Actress Gloria Swanson in Sunset Boulevard. Photo: Wikipedia

Would you marry someone you’ve only dated online without checking out what he’s like in the flesh? Sure, he’s a charmer on your computer screen, whispering all those sweet nothings and promising you happiness and security. And of course, you’ve checked him out so you know he comes from good stock. It all sounds wonderful, but is that enough information to make a lifelong commitment?

You wouldn’t get hitched that way, but that’s how some lawyers will land at their next job if the coronavirus persists, predict recruiters. Laterals will likely sign on with law firms that they’ve never set foot in and whose partners they’ve never met.

Call it marriage, Covid-19 style!

“If candidates know the firm—and some partners—and vice versa, I can see a partner telling me that they are comfortable accepting an offer based on video-conference meetings,” says Gloria Sandrino, the global head for partner and group recruiting at Lateral Link, who calls it “the new normal!”
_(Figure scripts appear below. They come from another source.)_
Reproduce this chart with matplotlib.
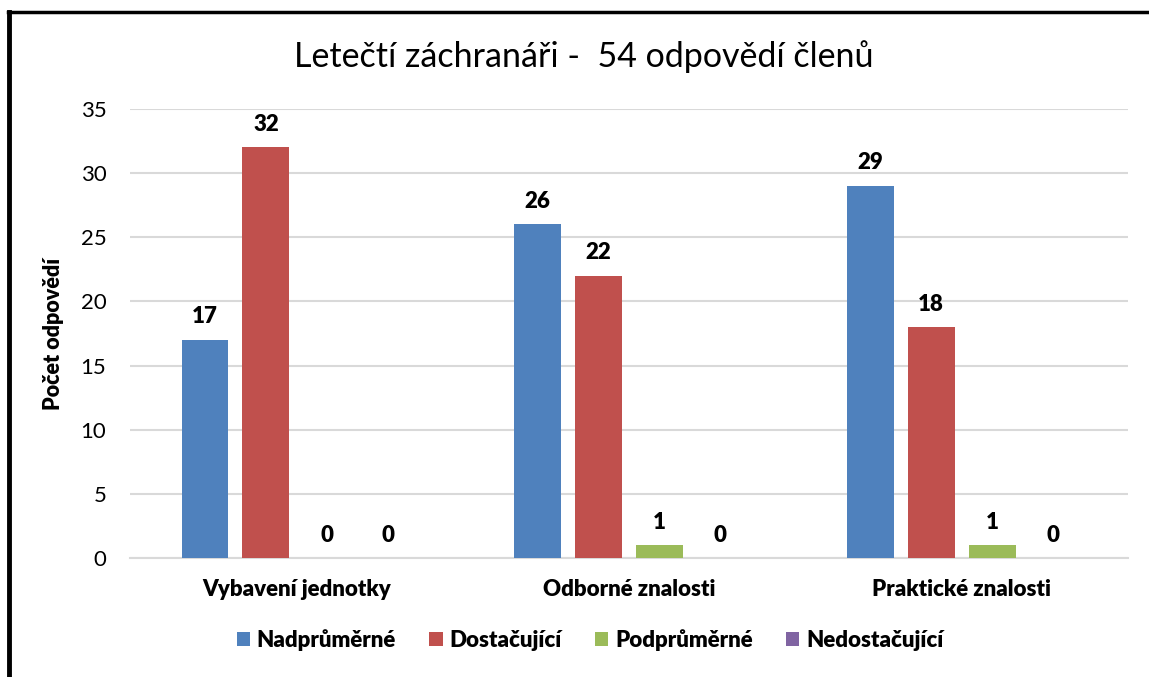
import matplotlib
matplotlib.use("Agg")
import matplotlib.pyplot as plt
from matplotlib.lines import Line2D
import numpy as np

categories = ["Vybavení jednotky", "Odborné znalosti", "Praktické znalosti"]
series_names = ["Nadprůměrné", "Dostačující", "Podprůměrné", "Nedostačující"]
nadprumerne = [17, 26, 29]
dostacujici = [32, 22, 18]
podprumerne = [0, 1, 1]
nedostacujici = [0, 0, 0]
colors = ["#4F81BD", "#C0504D", "#9BBB59", "#8064A2"]
yticks = [0, 5, 10, 15, 20, 25, 30, 35]

plt.rcParams['font.family'] = ['Lato', 'DejaVu Sans']

fig = plt.figure(figsize=(11.49, 6.77), dpi=100)
ax = fig.add_axes([130/1149, 1-558/677, (1128-130)/1149, (558-109)/677])

values = [nadprumerne, dostacujici, podprumerne, nedostacujici]
x = np.arange(len(categories))
step = 0.183
width = 0.141
for i, (name, vals, c) in enumerate(zip(series_names, values, colors)):
    pos = x + (i - 1.5) * step
    ax.bar(pos, vals, width, color=c, label=name, zorder=3)
    for p, v in zip(pos, vals):
        ax.annotate(str(v), (p, v), xytext=(0, 9), textcoords="offset points",
                    ha="center", va="bottom", fontsize=16, fontweight="heavy")

ax.set_xlim(-0.5, 2.5)
ax.set_ylim(0, 35)
ax.set_yticks(yticks)
ax.set_xticks(x)
ax.set_xticklabels(categories, fontsize=16, fontweight="heavy")
ax.tick_params(axis="x", length=0, pad=15)
ax.tick_params(axis="y", length=0, labelsize=16, pad=17)
ax.yaxis.grid(True, color="#D9D9D9", linewidth=1.5, zorder=0)
for s in ["top", "right", "left"]:
    ax.spines[s].set_visible(False)
ax.spines["bottom"].set_color("#D9D9D9")
ax.spines["bottom"].set_linewidth(1.5)
ax.set_ylabel("Počet odpovědí", fontsize=15.5, fontweight="heavy", labelpad=12)

fig.text(584/1149, 1-57/677, "Letečtí záchranáři -  54 odpovědí členů",
         ha="center", va="center", fontsize=24.5)

leg = fig.legend(loc="center", bbox_to_anchor=(590/1149, 1-640/677), ncol=4,
                 frameon=False, prop={"size": 16, "weight": "heavy"},
                 handlelength=0.6, handleheight=0.6, handletextpad=0.3,
                 columnspacing=1.5)

fig.add_artist(Line2D([9/1149, 9/1149], [0, 1-12/677], color="black", linewidth=3.5,
                      transform=fig.transFigure))
fig.add_artist(Line2D([7.5/1149, 1], [1-12/677, 1-12/677], color="black", linewidth=2.5,
                      transform=fig.transFigure))

fig.savefig("out.png", dpi=100)
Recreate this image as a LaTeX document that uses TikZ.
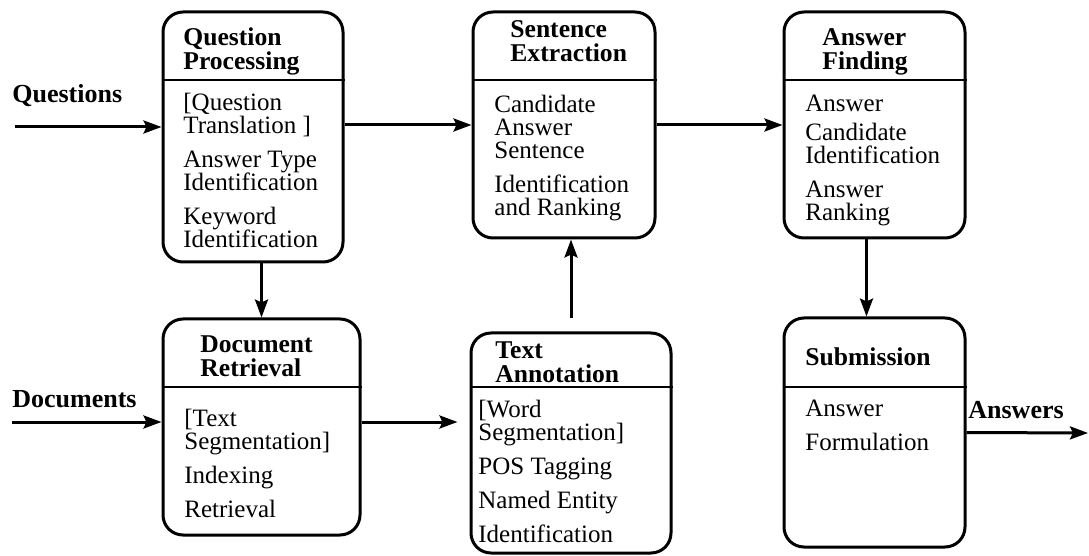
\documentclass[tikz,border=0pt]{standalone}
\usepackage{fontspec}
\setmainfont{Liberation Serif}
\usetikzlibrary{arrows.meta,positioning}

\begin{document}
\begin{tikzpicture}[
  x=0.5pt,
  y=-0.5pt,
  stage/.style={draw, line width=1.5pt, rounded corners=10pt, inner sep=0pt},
  divider/.style={line width=0.8pt},
  title/.style={anchor=north west, inner sep=0pt, align=left, font=\fontsize{12.8}{12}\selectfont\bfseries},
  items/.style={anchor=north west, inner sep=0pt, align=left, font=\fontsize{12.5}{11.5}\selectfont},
  iolabel/.style={anchor=north west, inner sep=0pt, font=\fontsize{13}{11}\selectfont\bfseries},
  flow/.style={line width=1.5pt, -{Stealth[length=9pt, width=6.5pt, inset=1.5pt]}}
]
\useasboundingbox (0,0) rectangle (1089,556);

% stages
\node[stage, minimum width=90pt, minimum height=125pt] (qp) at (253,137) {};
\node[stage, minimum width=91pt, minimum height=113pt] (se) at (564,125) {};
\node[stage, minimum width=90.5pt, minimum height=113pt] (af) at (874.5,125) {};
\node[stage, minimum width=98.5pt, minimum height=108pt] (dr) at (261.5,427) {};
\node[stage, minimum width=100pt, minimum height=110pt] (ta) at (571,443) {};
\node[stage, minimum width=90.5pt, minimum height=114.5pt] (sub) at (874.5,432.5) {};

\draw[divider] (qp.west |- 0,80) -- (qp.east |- 0,80);
\draw[divider] (se.west |- 0,80) -- (se.east |- 0,80);
\draw[divider] (af.west |- 0,80) -- (af.east |- 0,80);
\draw[divider] (dr.west |- 0,387) -- (dr.east |- 0,387);
\draw[divider] (ta.west |- 0,387) -- (ta.east |- 0,387);
\draw[divider] (sub.west |- 0,387) -- (sub.east |- 0,387);

% titles
\node[title] (qpTitle) at (183,27) {Question\\Processing};
\node[title] (seTitle) at (510,20) {Sentence\\Extraction};
\node[title] (afTitle) at (822,28) {Answer\\Finding};
\node[title] (drTitle) at (200,335) {Document\\Retrieval};
\node[title] (taTitle) at (495,341) {Text\\Annotation};
\node[title] (subTitle) at (805,347) {Submission};

% steps
\node[items] (qpItems) at (183,93) {[Question\\Translation ]\\[5.5pt]Answer Type\\Identification\\[5.5pt]Keyword\\Identification};
\node[items] (seItems) at (494,95) {Candidate\\Answer\\Sentence\\[5.5pt]Identification\\and Ranking};
\node[items] (afItems) at (805,95) {Answer\\[3pt]Candidate\\Identification\\[5.5pt]Answer\\Ranking};
\node[items] (drItems) at (184,409) {[Text\\Segmentation]\\[5.5pt]Indexing\\[5.5pt]Retrieval};
\node[items] (taItems) at (478,400) {[Word\\Segmentation]\\[5.5pt]POS Tagging\\[5.5pt]Named Entity\\[5.5pt]Identification};
\node[items] (subItems) at (805,400) {Answer\\[5.5pt]Formulation};

% inputs and output
\node[iolabel] (qLabel) at (12,84) {Questions};
\node[iolabel] (dLabel) at (12,390) {Documents};
\node[iolabel] (aLabel) at (968,401) {Answers};
\coordinate (qIn) at (15,127);
\coordinate (dIn) at (12,422);
\coordinate (aOut) at (1088,433);

\draw[flow] (qIn) -- (qIn -| qp.west);
\draw[flow] (dIn) -- (dIn -| dr.west);
\draw[flow] (sub.east) -- (aOut);
\draw[flow] (se.west -| qp.east) -- (se.west);
\draw[flow] (se.east) -- (af.west);
\draw[flow] (qp.south -| dr.north) -- (dr.north);
\draw[flow] ([xshift=-4pt]af.south) -- ([xshift=-4pt]sub.north);
\draw[flow, shorten >=6pt] (dr.east |- dIn) -- (ta.west |- dIn);
\draw[flow, shorten <=6.5pt] (ta.north) -- (ta.north |- se.south);
\end{tikzpicture}
\end{document}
That might seem risky, but that’s today’s drill. What’s more, only a select group—namely, partners with business or expertise—can play this privilege game of roulette.

“The lateral market is definitely down, though it’s kind of a sliding scale,” says Jeffrey Lowe, a managing partner at Major Lindsey & Africa. “Picture an x/y graph on which you chart the time in progress against the amount of book of business and the level of importance of the practice area,” says Lowe. “The more along you are in all those categories, the more you’re likely to progress.”

In other words, if you’re not already in the process, your lateral ship probably has sailed with the coronavirus lockdown. “For candidates who were far along with the interview process pre-COVID-19, law firms and candidates have kept the process moving along,” says Sandrino, adding that retained, exclusive and targeted searches are on hold.

That closing window also means that candidates are no longer sitting on their offers, according to recruiters. (Yes, recruiters have reason to encourage candidates to accept offers.) “If they’ve been dawdling, they now realize what’s available now might not be there tomorrow,” says Lowe. “People are accepting quickly.”

Candidates whose practice area is in demand at the moment might have more leverage. Just a few months ago, private equity seemed to be the rage. No longer.

As you’d expect, the hotties are now bankruptcy and labor and employment lawyers. Other sought-after practices include cybersecurity and privacy, litigation, white-collar, health care and government work related to the nearly $2 trillion bailout.

Stuart TenHoor, who specializes in placing food and drug administration lawyers, says his area is also super busy. “I placed FDA lawyers—13 last year and four so far this year—and there is still demand for them,” says TenHoor. “Life sciences clients are clamoring for answers, and FDA lawyers are burning the midnight oil.”

In any case, you better learn to dazzle people on video. Not everyone is comfortable with virtual interviews but that’s the program. “Virtual interviews are not all bad,” says TenHoor. “Think strategically.” Among his advice: Prepare bullet points on expertise, accomplishments and what makes you unique. And don’t forget what your drama teacher always told you: Project! “Be confident and vocal because only about 22% of you is coming through [on video],” says TenHoor, adding that “95% of you comes through in person.”

But even if you’re a natural on Zoom, BlueJeans or whatever, don’t count on a quick hitch. “The interviews in the partner recruiting space are taking longer than usual,” says Sandrino. “Partners, both on the law firm and candidate side, are really taking the time to get to know each other.” Sandrino adds that firm leaders are much more thoughtful about lateral hiring than they were during the last recession. “There seems to be a real strategy for the practice and the skill set, as opposed to just the portables. A silver lining in these awful times!”

In other words, everyone is circling around, checking each other out. But commitment? Nah.  Just like internet dating.